Family Law Education Network

Ritter & Hermann (No 5) [2026] FedCFamC1F 151

Ritter & Hermann (No 5) [2026] FedCFamC1F 151

Ritter & Hermann (No 5) [2026] FedCFamC1F 151

Whilst it is not unusual for a parent to want to revisit Orders that they are not happy with, and such attempts do not appear to have abated since the introduction of section 65DAAA to the Family Law Act, one would expect that it would take longer than three days for a change in circumstances to be established.
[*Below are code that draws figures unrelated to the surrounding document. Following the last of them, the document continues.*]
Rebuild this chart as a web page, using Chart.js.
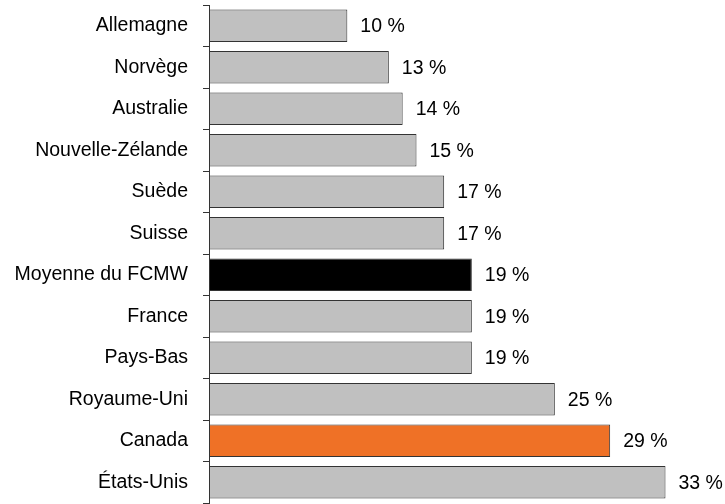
<!DOCTYPE html>
<html lang="fr">
<head>
  <meta charset="UTF-8" />
  <title>Part en pourcentage</title>
  <script src="https://cdn.jsdelivr.net/npm/chart.js"></script>
  <style>
    html, body { margin: 0; padding: 0; background: #fff; }
    #wrap { position: relative; width: 725px; height: 504px; }
  </style>
</head>
<body>
<div id="wrap">
  <canvas id="pays"></canvas>
</div>

<script>
const categories = ['Allemagne', 'Norvège', 'Australie', 'Nouvelle-Zélande', 'Suède', 'Suisse',
  'Moyenne du FCMW', 'France', 'Pays-Bas', 'Royaume-Uni', 'Canada', 'États-Unis'];
const values = [10, 13, 14, 15, 17, 17, 19, 19, 19, 25, 29, 33];
const barColors = ['#c0c0c0', '#c0c0c0', '#c0c0c0', '#c0c0c0', '#c0c0c0', '#c0c0c0',
  '#000000', '#c0c0c0', '#c0c0c0', '#c0c0c0', '#ef7126', '#c0c0c0'];

const font = { family: '"Liberation Sans", Arial, sans-serif', size: 19.5 };

// écrit « xx % » à droite de chaque barre
const valueLabels = {
  id: 'valueLabels',
  afterDatasetsDraw(chart) {
    const ctx = chart.ctx;
    const meta = chart.getDatasetMeta(0);
    ctx.save();
    ctx.font = font.size + 'px ' + font.family;
    ctx.fillStyle = '#000';
    ctx.textAlign = 'left';
    ctx.textBaseline = 'middle';
    meta.data.forEach((bar, i) => {
      ctx.fillText(values[i] + ' %', bar.x + 13, bar.y + 1);
    });
    ctx.restore();
  }
};

new Chart(document.getElementById('pays'), {
  type: 'bar',
  data: {
    labels: categories,
    datasets: [{
      data: values,
      backgroundColor: barColors,
      borderColor: '#333333',
      borderWidth: 1,
      borderSkipped: false,
      barPercentage: 0.78,
      categoryPercentage: 1
    }]
  },
  options: {
    indexAxis: 'y',
    responsive: true,
    maintainAspectRatio: false,
    animation: false,
    layout: { padding: { top: 5, bottom: 1, right: 18, left: 0 } },
    plugins: { legend: { display: false }, tooltip: { enabled: false } },
    scales: {
      x: { display: false, min: 0, max: 36 },
      y: {
        afterFit(scale) {
          scale.width = 209;
          scale.paddingTop = 0;
          scale.paddingBottom = 0;
        },
        border: { display: true, color: '#333', width: 1 },
        grid: {
          offset: true,
          drawOnChartArea: false,
          drawTicks: true,
          tickLength: 6,
          color: '#333'
        },
        ticks: { color: '#000', font: font, padding: 15 }
      }
    }
  },
  plugins: [valueLabels]
});
</script>
</body>
</html>
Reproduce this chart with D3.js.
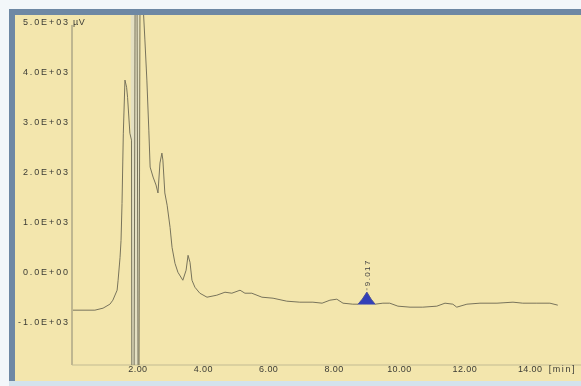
<!DOCTYPE html>
<html><head><meta charset="utf-8">
<script src="https://cdn.jsdelivr.net/npm/d3@7"></script>
<style>html,body{margin:0;padding:0;background:#fff;}svg{display:block}</style>
</head><body>
<svg id="c" width="581" height="386"></svg>
<script>
// ---- data ----
const timeMin = [0.03,0.70,0.95,1.16,1.25,1.38,1.41,1.47,1.50,1.53,1.57,1.62,1.67,1.70,1.77,1.82,
  1.83,1.90,1.93,1.99,2.02,2.05,2.08,2.17,2.23,2.29,2.35,2.39,2.48,2.57,2.63,2.69,2.75,2.78,2.84,2.91,
  3.00,3.06,3.15,3.24,3.39,3.49,3.55,3.61,3.67,3.76,3.91,4.13,4.43,4.68,4.89,5.14,5.29,5.50,5.81,6.15,
  6.57,6.97,7.37,7.65,7.89,8.10,8.29,8.59,8.75,8.88,9.02,9.15,9.27,9.51,9.72,9.97,10.34,10.73,11.16,
  11.41,11.65,11.77,12.08,12.48,13.00,13.49,13.79,14.22,14.62,14.86];
const signalUV = [-780,-780,-740,-660,-580,-380,-180,280,620,1360,2770,3835,3690,3490,2770,2630,
  -1900,-1900,5300,5300,-1900,-1900,5400,5400,4640,3835,2830,2090,1890,1730,1570,2170,2370,2230,1570,1325,
  880,480,160,-20,-180,20,320,180,-180,-320,-440,-520,-480,-420,-440,-380,-440,-440,-520,-540,
  -600,-620,-620,-640,-580,-560,-640,-660,-660,-560,-420,-560,-660,-640,-640,-700,-720,-720,-700,
  -640,-660,-720,-660,-640,-640,-620,-640,-640,-640,-680];
const yTicks = [5000,4000,3000,2000,1000,0,-1000];
const yTickLabels = ["5.0E+03","4.0E+03","3.0E+03","2.0E+03","1.0E+03","0.0E+00","-1.0E+03"];
const yUnit = "µV";
const xTicks = [2,4,6,8,10,12,14];
const xTickLabels = ["2.00","4.00","6.00","8.00","10.00","12.00","14.00"];
const xUnit = "[min]";
const peakTime = [9.02];
const peakLabel = ["9.017"];
const peakRange = [8.75, 9.27];
const artifactRange = [1.80, 2.05];

// ---- frame ----
const W = 581, H = 386;
const svg = d3.select("#c");
svg.append("rect").attr("width",W).attr("height",H).attr("fill","#f3f7fa");
svg.append("rect").attr("x",9).attr("y",9).attr("width",W-9).attr("height",373).attr("fill","#6e88a4");
svg.append("rect").attr("x",15).attr("y",15).attr("width",W-15).attr("height",366).attr("fill","#f3e6ad");
svg.append("rect").attr("x",9).attr("y",381).attr("width",W-9).attr("height",5).attr("fill","#d3e3ec");

const defs = svg.append("defs");
defs.append("filter").attr("id","soft").append("feGaussianBlur").attr("stdDeviation",0.45);
defs.append("clipPath").attr("id","plotclip").append("rect")
  .attr("x",72).attr("y",15).attr("width",W-72).attr("height",350);

const x = d3.scaleLinear().domain([0,15.57]).range([72,581]);
const y = d3.scaleLinear().domain([-1880,5140]).range([365,15]);

const g = svg.append("g").attr("filter","url(#soft)");

// artifact band
g.append("rect")
  .attr("x",x(artifactRange[0])).attr("width",x(artifactRange[1])-x(artifactRange[0]))
  .attr("y",y(5140)).attr("height",y(-1880)-y(5140))
  .attr("fill","#e2dfc4").attr("opacity",0.9);

// axes lines
g.append("line").attr("x1",72).attr("x2",72).attr("y1",25).attr("y2",365)
  .attr("stroke","#8a8772").attr("stroke-width",1);
g.append("line").attr("x1",72).attr("x2",W).attr("y1",365).attr("y2",365)
  .attr("stroke","#c2bb92").attr("stroke-width",1);

// trace
const pts = timeMin.map((t,i)=>({t, v: signalUV[i]}));
const line = d3.line().x(d=>x(d.t)).y(d=>y(d.v));
g.append("path").datum(pts).attr("d",line).attr("clip-path","url(#plotclip)")
  .attr("fill","none").attr("stroke","#77735b").attr("stroke-width",1);

// integrated peak
const inPeak = pts.filter(d=>d.t>=peakRange[0] && d.t<=peakRange[1]);
const b0 = inPeak[0], b1 = inPeak[inPeak.length-1];
const base = t => b0.v + (b1.v-b0.v)*(t-b0.t)/(b1.t-b0.t);
g.append("path").datum(inPeak)
  .attr("d", d3.area().x(d=>x(d.t)).y0(d=>y(base(d.t))).y1(d=>y(d.v)))
  .attr("fill","#3340b8").attr("stroke","#3a46b0").attr("stroke-width",0.6);

// peak label (vertical)
peakTime.forEach((pt,i)=>{
  const pv = signalUV[timeMin.indexOf(pt)];
  g.append("text").attr("transform",`translate(${x(pt)+3},${y(pv)-6}) rotate(-90)`)
    .attr("font-family","Liberation Sans, Arial, sans-serif").attr("font-size",8)
    .attr("letter-spacing",1.4).attr("fill","#444").text(peakLabel[i]);
  g.append("line").attr("x1",x(pt)).attr("x2",x(pt)).attr("y1",y(pv)-2).attr("y2",y(pv)-4)
    .attr("stroke","#555").attr("stroke-width",0.6);
});

// y axis labels
const ya = g.append("g").attr("transform","translate(72,0)")
  .call(d3.axisLeft(y).tickValues(yTicks).tickFormat((d,i)=>yTickLabels[i]).tickSize(0).tickPadding(2));
ya.select(".domain").remove();
ya.selectAll("text").attr("font-family","Liberation Sans, Arial, sans-serif").attr("font-size",9)
  .attr("letter-spacing",1.9).attr("fill","#3b3b35");
g.append("text").attr("x",73).attr("y",y(yTicks[0])).attr("dy","0.32em")
  .attr("font-family","Liberation Sans, Arial, sans-serif").attr("font-size",9)
  .attr("letter-spacing",0.5).attr("fill","#3b3b35").text(yUnit);

// x axis labels
const xa = g.append("g").attr("transform","translate(0,365)")
  .call(d3.axisBottom(x).tickValues(xTicks).tickFormat((d,i)=>xTickLabels[i]).tickSize(0).tickPadding(1));
xa.select(".domain").remove();
xa.selectAll("text").attr("font-family","Liberation Sans, Arial, sans-serif").attr("font-size",9)
  .attr("letter-spacing",0.4).attr("fill","#3b3b35");
g.append("text").attr("x",x(xTicks[xTicks.length-1])+19).attr("y",366).attr("dy","0.71em")
  .attr("font-family","Liberation Sans, Arial, sans-serif").attr("font-size",9)
  .attr("letter-spacing",1.6).attr("fill","#3b3b35").text(xUnit);
</script>
</body></html>
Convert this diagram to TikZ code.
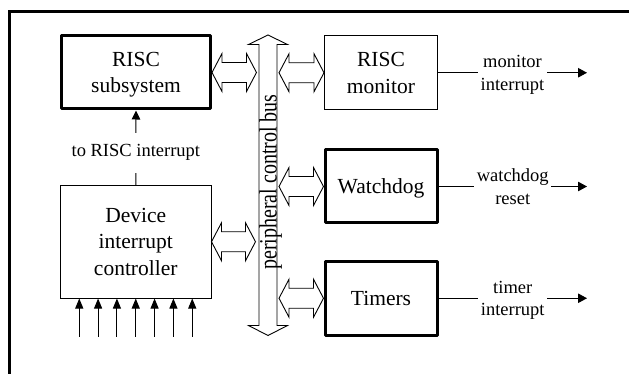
\documentclass[tikz,border=0pt]{standalone}
\usepackage{fontspec}
\setmainfont{Liberation Serif}
\usetikzlibrary{arrows.meta,calc}
\begin{document}
\begin{tikzpicture}[x=1pt,y=-1pt,
  box/.style={draw, inner sep=0pt, align=center, text depth=0pt, font=\fontsize{21.5}{26.5}\selectfont},
  thickbox/.style={box, line width=3pt, line join=round},
  thinbox/.style={box, line width=1pt},
  lab/.style={fill=white, align=center, inner xsep=2.5pt, inner ysep=0pt, text depth=0pt, font=\fontsize{18.5}{22.5}\selectfont},
  outarr/.style={line width=1pt, -{Triangle[length=9pt,width=9.5pt]}},
  inarr/.style={line width=1pt, -{Triangle[length=10pt,width=8pt]}},
  dbl/.style={line width=0.9pt, line join=miter, to path={let \p1=(\tikztostart), \p2=(\tikztotarget) in
     (\x1,\y1) -- (\x1+10pt,\y1+19pt) -- (\x1+10pt,\y1+10pt) -- (\x2-10pt,\y1+10pt) -- (\x2-10pt,\y1+19pt)
     -- (\x2,\y1) -- (\x2-10pt,\y1-19pt) -- (\x2-10pt,\y1-10pt) -- (\x1+10pt,\y1-10pt) -- (\x1+10pt,\y1-19pt) -- cycle}}
]
\useasboundingbox (0,0) rectangle (629,374);
% frame
\draw[line width=2.8pt] (9.7,374) -- (9.7,11.3) -- (629,11.3);

% boxes
\node[thickbox, minimum width=149pt, minimum height=73pt] (rs) at (136,72.5) {RISC\\subsystem};
\node[thinbox, minimum width=113pt, minimum height=74.5pt] (mon) at (381,72.75) {RISC\\monitor};
\node[thickbox, minimum width=112pt, minimum height=73pt] (wd) at (381,186.5) {Watchdog};
\node[thickbox, minimum width=112pt, minimum height=73.5pt] (tm) at (381,298.25) {Timers};
\node[thinbox, minimum width=150.5pt, minimum height=112.5pt] (dic) at (135.75,241.75) {Device\\interrupt\\controller};

% bus
\draw[line width=0.9pt, line join=miter] (259,44.5) -- (248.5,44.5) -- (268,35) -- (287.5,44.5) -- (277,44.5)
  -- (277,325.5) -- (287.5,325.5) -- (268,335.5) -- (248.5,325.5) -- (259,325.5) -- cycle;
\coordinate (busW) at (259,185);
\coordinate (busE) at (277,185);
\node[rotate=90, anchor=base, inner sep=0pt, font=\fontsize{25}{30}\selectfont] (bustext) at (276.5,182)
  {\scalebox{0.8}[1]{peripheral control bus}};

% double arrows to the bus
\coordinate (a1) at ($(busW |- rs.east)+(-2.5,0)$);
\coordinate (a2) at ($(busW |- dic.east)+(-3.5,0)$);
\coordinate (b1) at ($(busE |- mon.west)+(2,0)$);
\coordinate (b2) at ($(busE |- wd.west)+(2,0)$);
\coordinate (b3) at ($(busE |- tm.west)+(2,0)$);
\draw[dbl] (rs.east) to (a1);
\draw[dbl] (dic.east) to (a2);
\draw[dbl] (b1) to (mon.west);
\draw[dbl] (b2) to (wd.west);
\draw[dbl] (b3) to (tm.west);

% to RISC interrupt
\draw[line width=1pt, -{Triangle[length=9pt,width=8.5pt]}] (dic.north) -- (rs.south)
  node[pos=0.434, fill=white, inner xsep=2pt, inner ysep=12pt, font=\fontsize{18.5}{22.5}\selectfont] (tri) {to RISC interrupt};

% outputs
\coordinate (outx) at (587,0);
\draw[outarr] (mon.east) -- (mon.east -| outx) node[midway, lab] (l1) {monitor\\interrupt};
\draw[outarr] (wd.east) -- (wd.east -| outx) node[midway, lab] (l2) {watchdog\\reset};
\draw[outarr] (tm.east) -- (tm.east -| outx) node[midway, lab] (l3) {timer\\interrupt};

% inputs
\foreach \k in {-3,...,3} {
  \coordinate (in\k) at ($(dic.south)+(\k*18.83,38)$);
  \draw[inarr] (in\k) -- (in\k |- dic.south);
}
\end{tikzpicture}
\end{document}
In Ritter & Hermann (No 5) [2026] FedCFamC1F 151, final Orders were made on 16 February 2026 in respect of a child aged 9 years.  This was after a contested hearing which had concluded on 16 December 2025, the result being that the child was to live with the father in a country other than Australia and the father would also have sole parenting responsibility for the child.  The mother filed a new Initiating Application on 2 March 2026 enabling the child to be placed on the Family Law Watchlist, thereby preventing the child from leaving Australia with the father. 

 

The parties relationship had been a short one, separating in 2019 when the child was around three years of age.  Thereafter the mother unilaterally relocated to Australia, with the child.  Pursuant to Final Parenting Orders, made by consent on 31 July 2020, the child was to live with the mother and spend time with the father.  Unfortunately, the mother continually contravened those Orders. 

 

Since separation, the father had remarried and had two very young children from that union.  The father was seeking to return to his country of residence with the child when he was stopped at Brisbane International Airport. 

 

In her new application the mother essentially sought to overturn the Orders made three days earlier with the child to live with her, in Australia, and for the Watch List Order to remain.  The mother had also filed an appeal against the 16 February 2026 Orders. 

 

The thrust of the mother’s case was the outbreak of hostilities in the Middle East, alleging that there was a travel ban imposed to the father’s country of residence but with no evidence to support that position.  The Court not being satisfied that there had been a significant change in circumstances, the mother’s application was dismissed. 

 

The Court then considered the father’s application for a Harmful Proceedings Order pursuant to section 102QAC of the Act.  The mother’s actions in filing a new Application only three days after the making of Final Orders had caused the father to incur costs of staying in Brisbane in a hotel with the child and having to rebook flights twice, resulting in financial hardship.  The Court was satisfied that such an Order should be made, preventing the mother from instituting further proceedings prior to 17 March 2026, being the first return date of her Notice of Appeal. 

 

As she was wholly unsuccessful, the mother was also ordered to pay the father’s costs fixed at $8,858. 

 

The high costs involved in family law matters are often subject to criticism, despite the measures that have been brought in to curb those costs such as jointly appointed single experts, pre-action mediation, pre-action offers of settlement, further mediation throughout the proceedings and other forms of alternative dispute resolution.  However, costs are often steered by being a respondent and having no other alternative but to respond/defend.  this is particularly the case when there is a self-represented litigant.